UNSW Canberra Cyber director Nigel Phair says the latest attack would have been designed to access data.
UNSW Canberra Cyber director Nigel Phair says the latest attack would have been designed to access data.

Chilling reasons behind political cyber attack

SOPHISTICATED foreign cyber spies may still be inside the Australian federal parliamentary network, and accessing files and communication from all three major political parties in an unprecedented hacking attack on some of the country's most sensitive information.

Australia's top online security Adviser admitted some "forensic evidence" had already been destroyed in the attempt to stop intruders accessing sensitive files, and officials may never confirm the "state actor" breaking into the country's networks.
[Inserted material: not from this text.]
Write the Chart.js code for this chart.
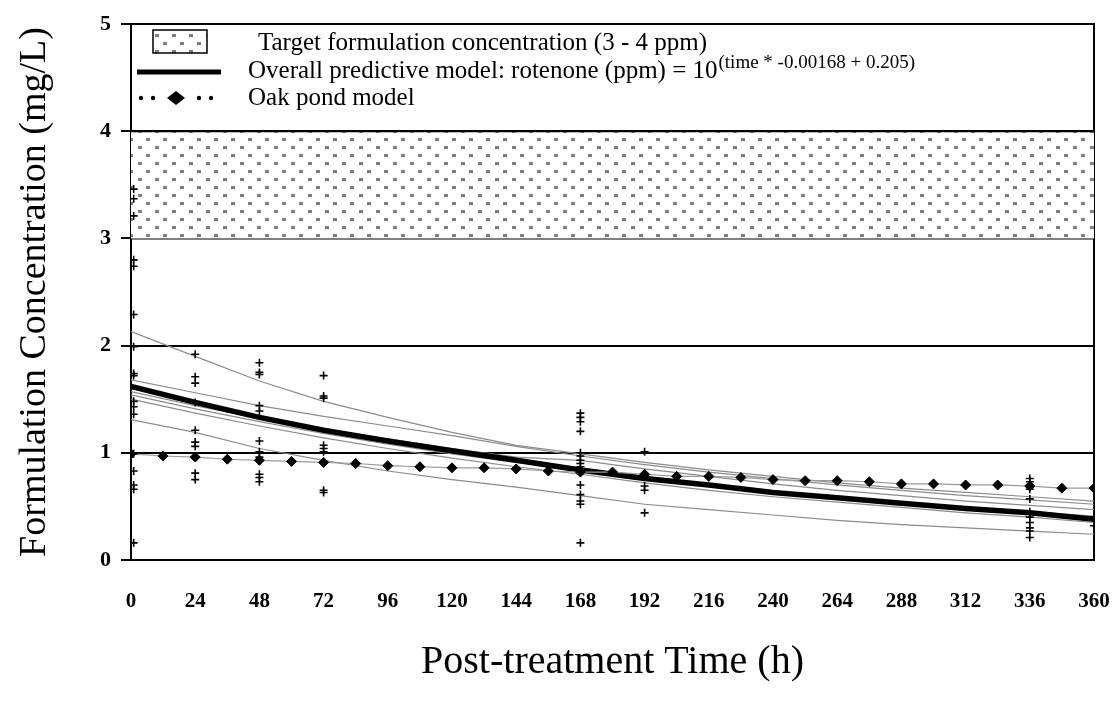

But cyber security experts warned this online break-in would not be the last, and foreign attacks "would keep coming" as Australia approached its next national election this year.

 

Prime Minister Scott Morrison during Question Time on Monday,
Prime Minister Scott Morrison during Question Time on Monday,

Prime Minister Scott Morrison revealed the latest cyber attack on the Australian Parliament House network computer network on Monday, in what he said appeared to be the work of "a sophisticated state actor".

Despite a limited number of countries able to mount such a sophisticated attack, Australian Cyber Security Centre head Alastair MacGibbon said the Centre could not confirm who was behind the incident, their intent, or even if they were still accessing Australian political networks.

The announcement, he said, was in part to let the spies know Australian technical experts were on their tail.

"Given the sophistication of who we're dealing with, it would be churlish of me to suggest that our initial actions to get them out will be the only action we have to take," Mr MacGibbon said. "Any sophisticated hacker will make sure that they have multiple ways into systems and multiple ways out.

Cyber security experts warn this online break-in will  not be the last.
Cyber security experts warn this online break-in will not be the last.

"Our job is to make sure that we take what is world's best practice, working with our allies of course, to understand who it is, what they were trying to do, and to get them out of our networks that are so vital to us as a nation."

But Mr MacGibbon said initial efforts to stop hackers gaining access to critical information had resulted in the removal of "some of the forensic evidence that we were interested in" and could mean Australia may not be able to confirm the country behind the attack.

UNSW Canberra Cyber director Nigel Phair warned cyber attacks on federal government targets would "absolutely keep happening" in the lead-up to the next federal election, and this attack was "very sophisticated" and could have seen sensitive information leak already.

"The attack would definitely have been designed to access data. It would have been to get files," he said.

"I'll give them the benefit of the doubt until we hear the outcome of the investigation but there's every chance we won't hear the full outcome."

 

Mr Phair said accessing Australia's parliamentary email system would have given the spies a look at inner workings of parliament and politicians, indications of how politicians voted or intended to vote, their calendar commitments, and a virtual "treasure trove" of information.

Cyber security consultant Thomas Jreige said depending on "data retention requirements," the cyber spies may have gained access to up to seven years' of high-level communication.

He said the break-in may have been the result of a "brute force attack," and could indicate that stronger security policies were needed in Australian government IT systems.

The successful cyber attack on Australian targets is not the first, however.

The Parliament House email network was also broken into in 2011, with computers belonging to then Prime Minister Julia Gillard, then Foreign Minister Kevin Rudd, and eight other federal politicians compromised.

Australian authorities were tipped off to the intrusion by America's Federal Bureau of Investigation and Central Intelligence Agency, with China widely tipped to be behind the intrusion.

A supercomputer at the Bureau of Meteorology linked to the Defence Department was also hacked in December 2015, which Australian Strategic Policy Institute executive director Peter Jennings said had the hallmarks of Chinese involvement.